The next morning we got up late, took some pictures, broke camp and packed up to leave.  We decided not to go back the way we came in.  We would drop off the ridge and side hill out and down.  My right knee had been bothering me during the walk back to camp the night before and was really killing me going down the mountain.  In some areas with the tall grass I would sit down and slide on my butt to take the pressure off my knee.  That worked for a while but that was hard on my behind.  My knee had hurt similar to this after track meets in high school when I ran too many races.  I knew if I was going to do mountain hunts I had to do something to keep this from happening again.  The walk out wasn’t as long but it was much harder because of the weight and my knee. 

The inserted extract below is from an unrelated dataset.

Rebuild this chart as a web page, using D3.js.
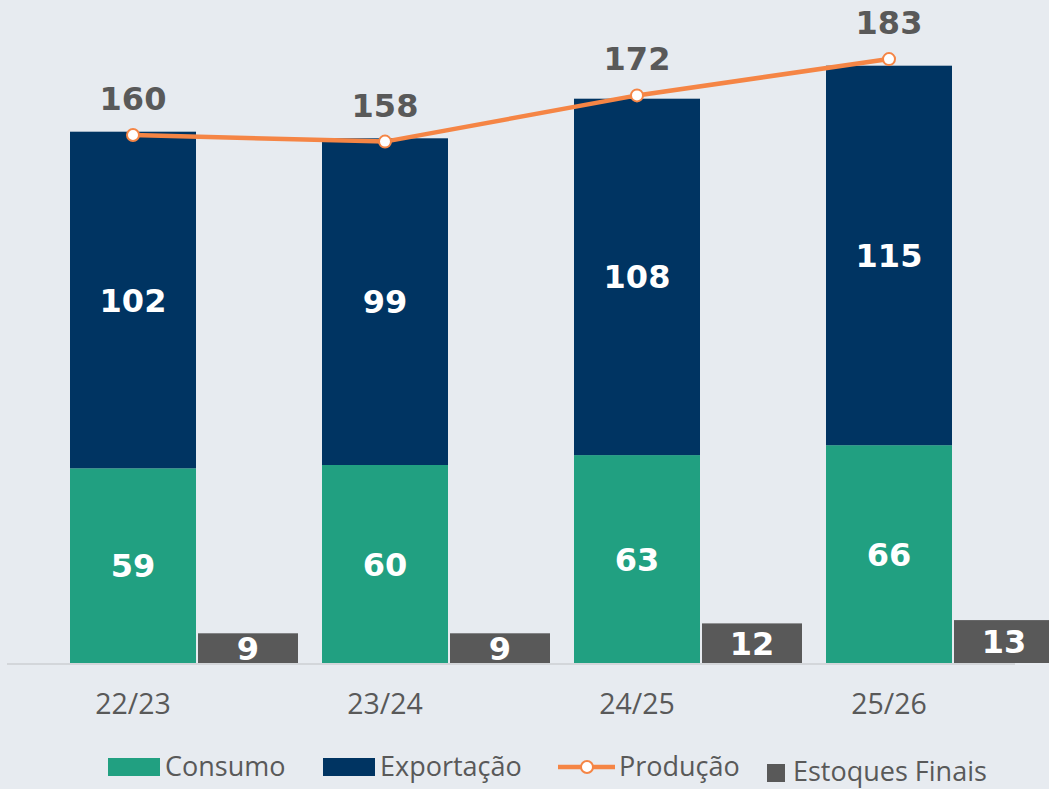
<!DOCTYPE html>
<html>
<head>
<meta charset="utf-8">
<script src="https://cdn.jsdelivr.net/npm/d3@7"></script>
<style>
    body { margin: 0; background: #e7ebf0; }
    #chart svg { display: block; }
</style>
</head>
<body>
<div id="chart"></div>
<script>
// data
var safras = ["22/23", "23/24", "24/25", "25/26"];
var consumo = [59, 60, 63, 66];
var exportacao = [102, 99, 108, 115];
var producao = [160, 158, 172, 183];
var estoques = [9, 9, 12, 13];

var width = 1049,
    height = 789;

var svg = d3.select("#chart").append("svg")
    .attr("width", width)
    .attr("height", height);

svg.append("rect")
    .attr("width", width)
    .attr("height", height)
    .attr("fill", "#e7ebf0");

// scales
var x = d3.scaleBand()
    .domain(safras)
    .range([7, 1015])
    .padding(0);

var y = d3.scaleLinear()
    .domain([0, 200])
    .range([663, 3]);

var step = x.step();
var barW = step * 0.5;
var estW = 100;

var numFont = "'DejaVu Sans', Verdana, sans-serif";
var txtFont = "'Open Sans', sans-serif";

// consumo bars
svg.selectAll(".consumo")
    .data(safras)
    .enter().append("rect")
    .attr("class", "consumo")
    .attr("x", function(d) { return x(d) + step * 0.25; })
    .attr("width", barW)
    .attr("y", function(d, i) { return y(consumo[i]); })
    .attr("height", function(d, i) { return y(0) - y(consumo[i]); })
    .attr("fill", "#21a081");

// exportacao bars, stacked on consumo
svg.selectAll(".exportacao")
    .data(safras)
    .enter().append("rect")
    .attr("class", "exportacao")
    .attr("x", function(d) { return x(d) + step * 0.25; })
    .attr("width", barW)
    .attr("y", function(d, i) { return y(consumo[i] + exportacao[i]); })
    .attr("height", function(d, i) { return y(consumo[i]) - y(consumo[i] + exportacao[i]); })
    .attr("fill", "#003462");

// estoques bars
svg.selectAll(".estoques")
    .data(safras)
    .enter().append("rect")
    .attr("class", "estoques")
    .attr("x", function(d) { return x(d) + step * 0.25 + barW + 2; })
    .attr("width", estW)
    .attr("y", function(d, i) { return y(estoques[i]); })
    .attr("height", function(d, i) { return y(0) - y(estoques[i]); })
    .attr("fill", "#595959");

// baseline
svg.append("line")
    .attr("x1", x.range()[0])
    .attr("x2", x.range()[1])
    .attr("y1", y(0) + 1)
    .attr("y2", y(0) + 1)
    .attr("stroke", "#d3d6da")
    .attr("stroke-width", 2);

// x axis labels
var xAxis = svg.append("g")
    .attr("transform", "translate(0," + (y(0) + 31) + ")")
    .call(d3.axisBottom(x).tickSize(0).tickPadding(0));
xAxis.select(".domain").remove();
xAxis.selectAll("text")
    .attr("font-family", txtFont)
    .attr("font-size", 28.5)
    .attr("fill", "#595959");

// bar labels
svg.selectAll(".lblConsumo")
    .data(safras)
    .enter().append("text")
    .attr("x", function(d) { return x(d) + step / 2; })
    .attr("y", function(d, i) { return (y(0) + y(consumo[i])) / 2; })
    .attr("dy", ".36em")
    .attr("text-anchor", "middle")
    .style("font-family", numFont)
    .style("font-weight", "bold")
    .style("font-size", "32px")
    .style("fill", "#ffffff")
    .text(function(d, i) { return consumo[i]; });

svg.selectAll(".lblExport")
    .data(safras)
    .enter().append("text")
    .attr("x", function(d) { return x(d) + step / 2; })
    .attr("y", function(d, i) { return (y(consumo[i]) + y(consumo[i] + exportacao[i])) / 2; })
    .attr("dy", ".36em")
    .attr("text-anchor", "middle")
    .style("font-family", numFont)
    .style("font-weight", "bold")
    .style("font-size", "32px")
    .style("fill", "#ffffff")
    .text(function(d, i) { return exportacao[i]; });

svg.selectAll(".lblEst")
    .data(safras)
    .enter().append("text")
    .attr("x", function(d) { return x(d) + step * 0.25 + barW + 2 + estW / 2; })
    .attr("y", function(d, i) { return (y(0) + y(estoques[i])) / 2; })
    .attr("dy", ".36em")
    .attr("text-anchor", "middle")
    .style("font-family", numFont)
    .style("font-weight", "bold")
    .style("font-size", "32px")
    .style("fill", "#ffffff")
    .text(function(d, i) { return estoques[i]; });

// producao line
var line = d3.line()
    .x(function(d, i) { return x(safras[i]) + step / 2; })
    .y(function(d) { return y(d); });

svg.append("path")
    .datum(producao)
    .attr("d", line)
    .attr("fill", "none")
    .attr("stroke", "#f58545")
    .attr("stroke-width", 4.5);

svg.selectAll(".pt")
    .data(producao)
    .enter().append("circle")
    .attr("cx", function(d, i) { return x(safras[i]) + step / 2; })
    .attr("cy", function(d) { return y(d); })
    .attr("r", 6)
    .attr("fill", "#ffffff")
    .attr("stroke", "#f58545")
    .attr("stroke-width", 2);

svg.selectAll(".lblProd")
    .data(producao)
    .enter().append("text")
    .attr("x", function(d, i) { return x(safras[i]) + step / 2; })
    .attr("y", function(d) { return y(d) - 25; })
    .attr("text-anchor", "middle")
    .style("font-family", numFont)
    .style("font-weight", "bold")
    .style("font-size", "32px")
    .style("fill", "#595959")
    .text(function(d) { return d; });

// legend
var leg = svg.append("g").attr("font-family", txtFont).attr("font-size", 27).attr("fill", "#595959");

leg.append("rect").attr("x", 108).attr("y", 758).attr("width", 52).attr("height", 18).attr("fill", "#21a081");
leg.append("text").attr("x", 165).attr("y", 776).text("Consumo");

leg.append("rect").attr("x", 323).attr("y", 758).attr("width", 52).attr("height", 18).attr("fill", "#003462");
leg.append("text").attr("x", 380).attr("y", 776).text("Exportação");

leg.append("line").attr("x1", 558).attr("x2", 615).attr("y1", 767).attr("y2", 767)
    .attr("stroke", "#f58545").attr("stroke-width", 4.5);
leg.append("circle").attr("cx", 587).attr("cy", 767).attr("r", 6)
    .attr("fill", "#ffffff").attr("stroke", "#f58545").attr("stroke-width", 2);
leg.append("text").attr("x", 619).attr("y", 776).text("Produção");

leg.append("rect").attr("x", 767).attr("y", 764).attr("width", 18).attr("height", 18).attr("fill", "#595959");
leg.append("text").attr("x", 793).attr("y", 781).text("Estoques Finais");
</script>
</body>
</html>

  Gary's 9" billy goat on a later hunt.

Gary's 9" billy goat on a later hunt.

When I got back and started back to the gym I started doing lots of squats with weights.  I would also run a set of stairs in the gym with a 100 pound bar bell on my shoulders.  I have to say, fifty years later, it hasn’t given me a problem since that goat hunt.

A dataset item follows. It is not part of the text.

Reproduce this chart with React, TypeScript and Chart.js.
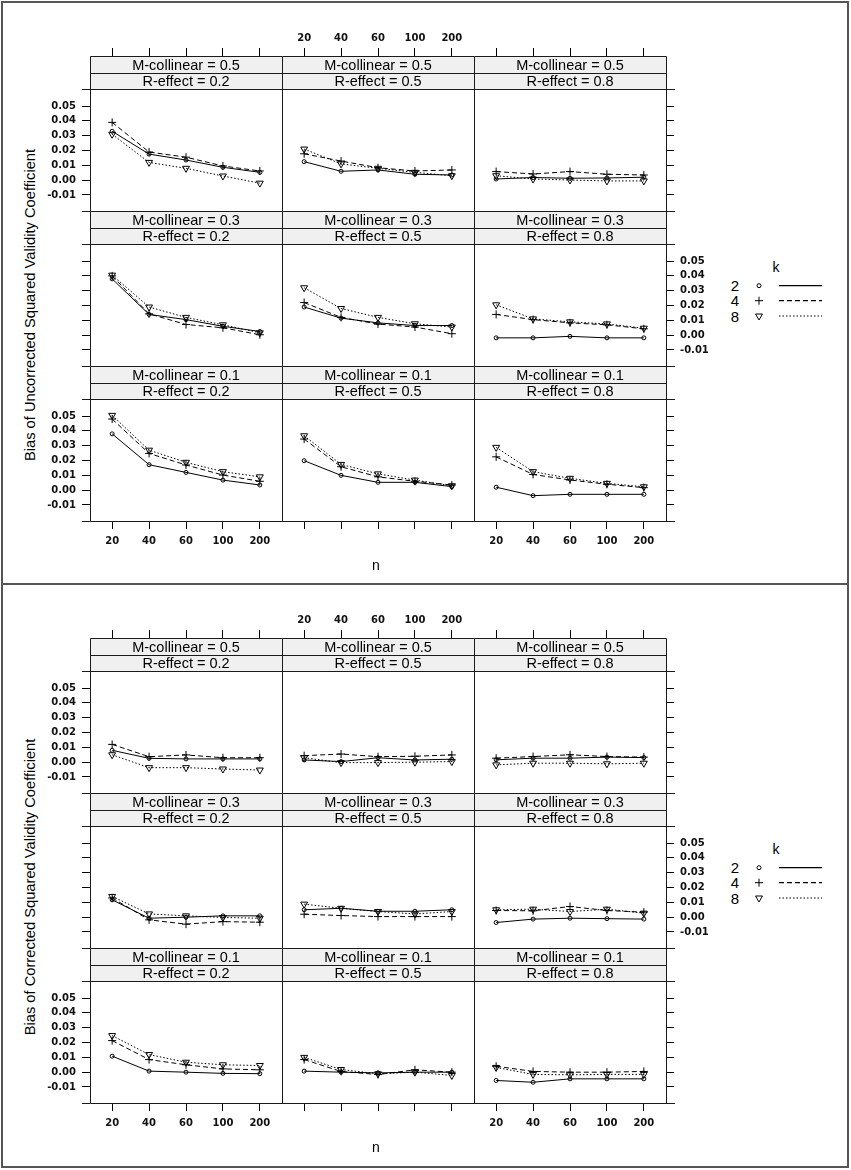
import React, { useEffect, useRef } from "react";
import { Chart, registerables } from "chart.js";

Chart.register(...registerables);

// n on the x axis, one panel per (M-collinear, R-effect)
const nLabels = ["20", "40", "60", "100", "200"];
const kLevels = ["2", "4", "8"];
const collinearLevels = ["0.5", "0.3", "0.1"]; // panel rows, top to bottom
const effectLevels = ["0.2", "0.5", "0.8"]; // panel columns
const yTickValues = [-0.01, 0, 0.01, 0.02, 0.03, 0.04, 0.05];

// bias of the uncorrected squared validity coefficient, [row][col] -> values over n
const uncorrectedK2 = [
  [[0.033, 0.0176, 0.0136, 0.0087, 0.0053], [0.0125, 0.006, 0.0069, 0.004, 0.0035], [0.0008, 0.0018, 0.0013, 0.0015, 0.002]],
  [[0.038, 0.014, 0.0105, 0.006, 0.0025], [0.019, 0.0115, 0.0083, 0.0065, 0.0065], [-0.0018, -0.0018, -0.0008, -0.0018, -0.0018]],
  [[0.038, 0.0172, 0.012, 0.0068, 0.0035], [0.0199, 0.01, 0.0053, 0.0053, 0.0024], [0.002, -0.0037, -0.0028, -0.0028, -0.0028]],
];
const uncorrectedK4 = [
  [[0.039, 0.019, 0.0155, 0.0096, 0.0062], [0.0178, 0.0129, 0.0084, 0.0062, 0.0069], [0.0058, 0.0042, 0.0058, 0.004, 0.0035]],
  [[0.04, 0.0144, 0.0072, 0.005, 0.0003], [0.022, 0.012, 0.0075, 0.0055, 0.001], [0.014, 0.0105, 0.0083, 0.007, 0.0043]],
  [[0.048, 0.0248, 0.017, 0.0102, 0.006], [0.0345, 0.0158, 0.009, 0.006, 0.0035], [0.0225, 0.0106, 0.0069, 0.004, 0.0017]],
];
const uncorrectedK8 = [
  [[0.031, 0.012, 0.008, 0.0028, -0.002], [0.021, 0.011, 0.008, 0.0053, 0.003], [0.003, 0.0008, 0.0001, -0.0005, -0.0005]],
  [[0.0405, 0.019, 0.012, 0.007, 0.0016], [0.032, 0.018, 0.012, 0.0077, 0.0055], [0.0205, 0.011, 0.009, 0.0076, 0.0047]],
  [[0.0505, 0.027, 0.0188, 0.0125, 0.009], [0.0367, 0.0174, 0.011, 0.0068, 0.003], [0.0289, 0.0125, 0.008, 0.0046, 0.0023]],
];

// bias of the corrected squared validity coefficient
const correctedK2 = [
  [[0.008, 0.0026, 0.0022, 0.0022, 0.0022], [0.0015, 0.0004, 0.003, 0.0015, 0.002], [0.0016, 0.0027, 0.0027, 0.0034, 0.0031]],
  [[0.0117, -0.0007, 0.0, 0.0009, 0.0009], [0.005, 0.006, 0.004, 0.004, 0.005], [-0.0036, -0.0013, -0.0007, -0.001, -0.0013]],
  [[0.0108, 0.0007, 0.0, -0.0008, -0.001], [0.0007, 0.0, -0.0005, 0.0, 0.0], [-0.0056, -0.0068, -0.0045, -0.0045, -0.0045]],
];
const correctedK4 = [
  [[0.012, 0.0037, 0.0049, 0.003, 0.003], [0.0044, 0.0055, 0.0037, 0.004, 0.0049], [0.0027, 0.0038, 0.005, 0.0038, 0.0034]],
  [[0.013, -0.0018, -0.0047, -0.003, -0.0034], [0.002, 0.0011, 0.0004, 0.0004, 0.0004], [0.0045, 0.0043, 0.0072, 0.0045, 0.0034]],
  [[0.0213, 0.0085, 0.005, 0.0022, 0.0016], [0.0085, 0.0005, -0.0016, 0.0016, 0.0], [0.004, 0.0005, 0.0, 0.0, 0.0005]],
];
const correctedK8 = [
  [[0.005, -0.0037, -0.0037, -0.0046, -0.0053], [0.003, -0.0003, -0.0003, 0.0, 0.0004], [-0.0018, -0.0007, -0.0007, -0.0011, -0.0007]],
  [[0.014, 0.0022, 0.0009, -0.0002, -0.0007], [0.0088, 0.006, 0.0038, 0.0022, 0.0038], [0.005, 0.0054, 0.0038, 0.0054, 0.0027]],
  [[0.0247, 0.0119, 0.0067, 0.005, 0.0045], [0.01, 0.0018, -0.0011, 0.0, -0.0022], [0.0032, -0.0015, -0.0018, -0.0015, -0.0015]],
];

type Fig = { offset: number; title: string; series: number[][][][] };

const figures: Fig[] = [
  { offset: 0, title: "Bias of Uncorrected Squared Validity Coefficient", series: [uncorrectedK2, uncorrectedK4, uncorrectedK8] },
  { offset: 582, title: "Bias of Corrected Squared Validity Coefficient", series: [correctedK2, correctedK4, correctedK8] },
];

const FONT = '"Liberation Sans", Arial, sans-serif';
const TICK_FONT = '"DejaVu Sans", Verdana, sans-serif';

// layout of the lattice
const M = 48; // canvas margin around a panel, room for the axes
const COL_W = 192;
const ROW_H = 155; // two strips + panel
const LEFT0 = 90;
const TOP0 = 56;

// y range of a panel; the strips sit above Y_PANEL_TOP inside the chart area
const Y_MIN = -0.0208;
const Y_PANEL_TOP = 0.0615;
const Y_MAX = 0.0838;

const kDash = [[], [5, 3], [1.5, 2]];
const kPointStyle = ["circle", "cross", "triangle"];
const kPointRadius = [2, 4, 4];
const kRotation = [0, 0, 180];

function Panel({ fig, row, col }: { fig: Fig; row: number; col: number }) {
  const canvasRef = useRef<HTMLCanvasElement | null>(null);

  useEffect(() => {
    const ctx = canvasRef.current?.getContext("2d");
    if (!ctx) return;

    const tickFont = { family: TICK_FONT, size: 10, weight: "bold" as const };
    const showTop = row === 0;
    const showBottom = row === 2;
    const showLeft = col === 0;
    const showRight = col === 2;

    const xAxis = (position: string, ticks: boolean, labels: boolean) => ({
      type: "linear",
      position,
      min: 0.4,
      max: 5.6,
      afterBuildTicks: (s: any) => {
        s.ticks = nLabels.map((_, i) => ({ value: i + 1 }));
      },
      afterFit: (s: any) => {
        s.height = M;
      },
      ticks: {
        display: labels,
        autoSkip: false,
        maxRotation: 0,
        padding: position === "top" ? 4 : 6,
        color: "#111",
        font: tickFont,
        callback: (v: any) => nLabels[Math.round(v) - 1],
      },
      grid: { display: ticks, drawOnChartArea: false, drawTicks: true, tickLength: 8, tickColor: "#000", tickWidth: 1 },
      border: { display: false },
    });

    const yAxis = (position: string, ticks: boolean, labels: boolean) => ({
      type: "linear",
      position,
      min: Y_MIN,
      max: Y_MAX,
      afterBuildTicks: (s: any) => {
        s.ticks = yTickValues.map((v) => ({ value: v }));
      },
      afterFit: (s: any) => {
        s.width = M;
      },
      ticks: {
        display: labels,
        padding: 6,
        color: "#111",
        font: tickFont,
        callback: (v: any) => Number(v).toFixed(2),
      },
      grid: { display: ticks, drawOnChartArea: false, drawTicks: true, tickLength: 8, tickColor: "#000", tickWidth: 1 },
      border: { display: false },
    });

    // strips and panel borders
    const frame = {
      id: "frame",
      afterDatasetsDraw(chart: any) {
        const c = chart.ctx;
        const { left, right, top, bottom } = chart.chartArea;
        const pTop = Math.round(chart.scales.y.getPixelForValue(Y_PANEL_TOP));
        const mid = Math.round((top + pTop) / 2);
        c.save();
        c.fillStyle = "#f0f0f0";
        c.fillRect(left, top, right - left, pTop - top);
        c.fillStyle = "#000";
        c.font = `14.5px ${FONT}`;
        c.textAlign = "center";
        c.textBaseline = "middle";
        const cx = (left + right) / 2;
        c.fillText(`M-collinear = ${collinearLevels[row]}`, cx, (top + mid) / 2 + 1);
        c.fillText(`R-effect = ${effectLevels[col]}`, cx, (mid + pTop) / 2 + 1);
        c.strokeStyle = "#1a1a1a";
        c.lineWidth = 1;
        c.beginPath();
        c.rect(left + 0.5, top + 0.5, right - left, bottom - top);
        c.moveTo(left, mid + 0.5);
        c.lineTo(right, mid + 0.5);
        c.moveTo(left, pTop + 0.5);
        c.lineTo(right, pTop + 0.5);
        if (col === 0) {
          c.moveTo(left - 8, pTop + 0.5);
          c.lineTo(left, pTop + 0.5);
          c.moveTo(left - 8, bottom + 0.5);
          c.lineTo(left, bottom + 0.5);
        }
        if (col === 2) {
          c.moveTo(right, pTop + 0.5);
          c.lineTo(right + 9, pTop + 0.5);
          c.moveTo(right, bottom + 0.5);
          c.lineTo(right + 9, bottom + 0.5);
        }
        c.stroke();
        c.restore();
      },
    };

    const chart = new Chart(ctx, {
      type: "line",
      data: {
        datasets: kLevels.map((k, i) => ({
          label: k,
          data: fig.series[i][row][col].map((v, j) => ({ x: j + 1, y: v })),
          borderColor: "#000",
          borderWidth: 1,
          borderDash: kDash[i],
          pointStyle: kPointStyle[i] as any,
          pointRadius: kPointRadius[i],
          pointRotation: kRotation[i],
          pointBorderColor: "#000",
          pointBackgroundColor: "rgba(0,0,0,0)",
          pointBorderWidth: 1,
          tension: 0,
          xAxisID: "x",
          yAxisID: "y",
        })),
      },
      options: {
        responsive: false,
        animation: false,
        events: [],
        layout: { padding: 0 },
        plugins: { legend: { display: false }, tooltip: { enabled: false } },
        scales: {
          x: xAxis("bottom", showBottom, showBottom && col !== 1),
          x2: xAxis("top", showTop, showTop && col === 1),
          y: yAxis("left", showLeft, showLeft && row !== 1),
          y2: yAxis("right", showRight, showRight && row === 1),
        } as any,
      },
      plugins: [frame],
    });

    return () => {
      chart.destroy();
    };
  }, [fig, row, col]);

  return (
    <canvas
      ref={canvasRef}
      width={COL_W + 2 * M}
      height={ROW_H + 2 * M}
      style={{
        position: "absolute",
        left: LEFT0 + col * COL_W - M,
        top: fig.offset + TOP0 + row * ROW_H - M,
        width: COL_W + 2 * M,
        height: ROW_H + 2 * M,
      }}
    />
  );
}

function Legend({ top }: { top: number }) {
  const rows = [30.7, 45.7, 61];
  return (
    <svg
      width={130}
      height={80}
      style={{ position: "absolute", left: 720, top, overflow: "visible" }}
      fontFamily={FONT}
    >
      <text x={56} y={11.7} fontSize={14} fill="#000" textAnchor="middle" dominantBaseline="central">
        k
      </text>
      {kLevels.map((k, i) => (
        <g key={k}>
          <text x={15} y={rows[i]} fontSize={15} fill="#000" textAnchor="middle" dominantBaseline="central">
            {k}
          </text>
          {i === 0 && <circle cx={39} cy={rows[i]} r={2} fill="none" stroke="#000" strokeWidth={1} />}
          {i === 1 && (
            <path d={`M35 ${rows[i]}H43M39 ${rows[i] - 4}V${rows[i] + 4}`} stroke="#000" strokeWidth={1} />
          )}
          {i === 2 && (
            <polygon
              points={`35.5,${rows[i] - 2} 42.5,${rows[i] - 2} 39,${rows[i] + 4}`}
              fill="none"
              stroke="#000"
              strokeWidth={1}
            />
          )}
          <line
            x1={59}
            x2={102}
            y1={rows[i]}
            y2={rows[i]}
            stroke="#000"
            strokeWidth={1.2}
            strokeDasharray={kDash[i].length ? kDash[i].join(" ") : undefined}
          />
        </g>
      ))}
    </svg>
  );
}

export default function App() {
  return (
    <div style={{ position: "absolute", left: 0, top: 0, width: 851, height: 1170, background: "#fff", fontFamily: FONT }}>
      {figures.map((fig, f) => (
        <React.Fragment key={fig.title}>
          <div
            style={{
              position: "absolute",
              left: 1,
              top: fig.offset + 1,
              width: 844,
              height: f === 0 ? 580 : 581,
              border: "2px solid #555",
            }}
          />
          {collinearLevels.map((_, r) =>
            effectLevels.map((__, c) => <Panel key={`${r}-${c}`} fig={fig} row={r} col={c} />)
          )}
          <div
            style={{
              position: "absolute",
              left: 30 - 250,
              top: fig.offset + 305 - 9,
              width: 500,
              height: 18,
              lineHeight: "18px",
              fontSize: 14.7,
              textAlign: "center",
              transform: "rotate(-90deg)",
              transformOrigin: "50% 50%",
              color: "#000",
            }}
          >
            {fig.title}
          </div>
          <div
            style={{
              position: "absolute",
              left: 376 - 20,
              top: fig.offset + 565 - 9,
              width: 40,
              height: 18,
              lineHeight: "18px",
              fontSize: 14,
              textAlign: "center",
              color: "#000",
            }}
          >
            n
          </div>
          <Legend top={fig.offset + 255} />
        </React.Fragment>
      ))}
    </div>
  );
}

As you can see we didn’t have good equipment and most of it was furnished free by the Air Force.  I had a cheap pair of rubber boots which was crazy to be using for climbing mountains.  I had an 18 power Mayflower spotting scope that really didn’t help much.  Being young and in the military made money tight but over the years I have continued to upgrade my gear little by little.  My point is with determination you can do almost anything.  It just works much better with the proper equipment.

  I'm looking down from the saddle in Gulch Creek sometime in the early 70's.

I'm looking down from the saddle in Gulch Creek sometime in the early 70's.

I continued to hunt with both Gary and Chuck and hunted Gulch Creek twice a year for at least 10 years. We harvested 27 goats in that area.  I ended up taking six of them.   Phil gave up mountain hunting after our first trip.  He said it wasn’t worth the pain.